Solana (SOL) has declined approximately 77% from its peak and is now trading in a key $75–$45 accumulation zone according to technical analysis. Despite the drop, some analysts continue to project long-term targets between $500 and $1,000. Meanwhile, data shows Solana dominates the on-chain tokenized equities market, commanding roughly 94% of total trading volume.
The cryptocurrency Solana surged during the last bull run as influencers pushed aggressive buy calls above $250. According to analyst Crypto Patel, bold projections of $500 and even $1,000 became widespread, intensifying FOMO among retail investors.
Now, with the price falling below $80, that confidence has largely disappeared. This shift in sentiment mirrors the crypto cycle, where price action greatly affects market psychology.
From a technical view, Solana is down 77% from its all-time high and trades near the critical Fibonacci retracement level of 0.618. This $75–$45 region is traditionally viewed by experienced investors as a good accumulation base for long-term investments.
The space between running after $250 and pausing at under $80 speaks to investors’ psychology. The real test is acting through fear because long-term gains are made by people who continue to add while sentiment is low.
Apart from price, data from Capital Markets as of March 26 revealed a significant trend.
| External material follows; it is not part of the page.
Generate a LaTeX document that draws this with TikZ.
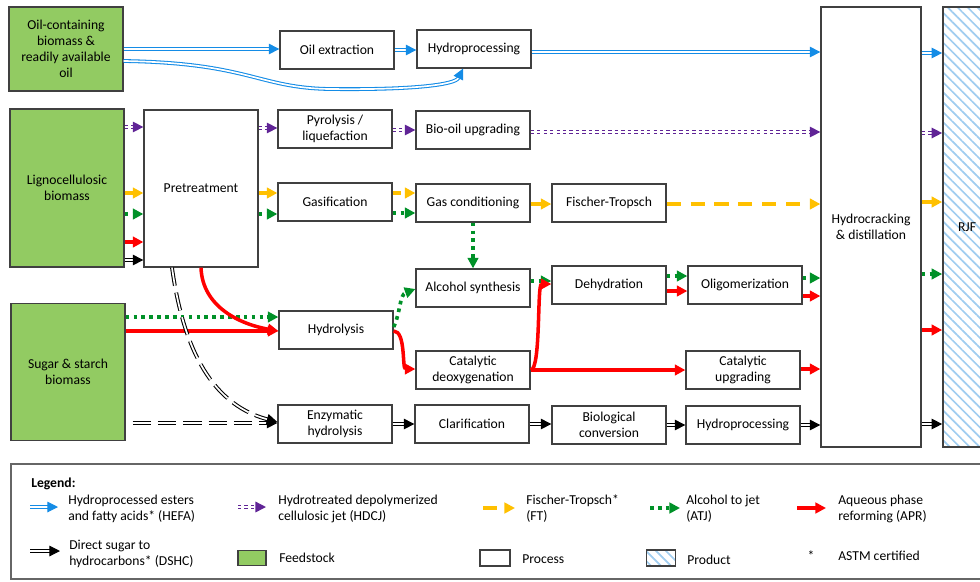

Approximately 94% of all on-chain tokenized equities’ spot trading volume has been settled on Solana.
This indicates markets are rapidly converging on the efficiency and liquidity attributes of specific digital asset platforms. Tokenized equities are substitutes for traditional equities traded digitally over blockchain networks.
The adoption of Solana has been strong due to its low fees and fast execution speeds. The resulting network effects from increasing liquidity could shape the future of equities trading.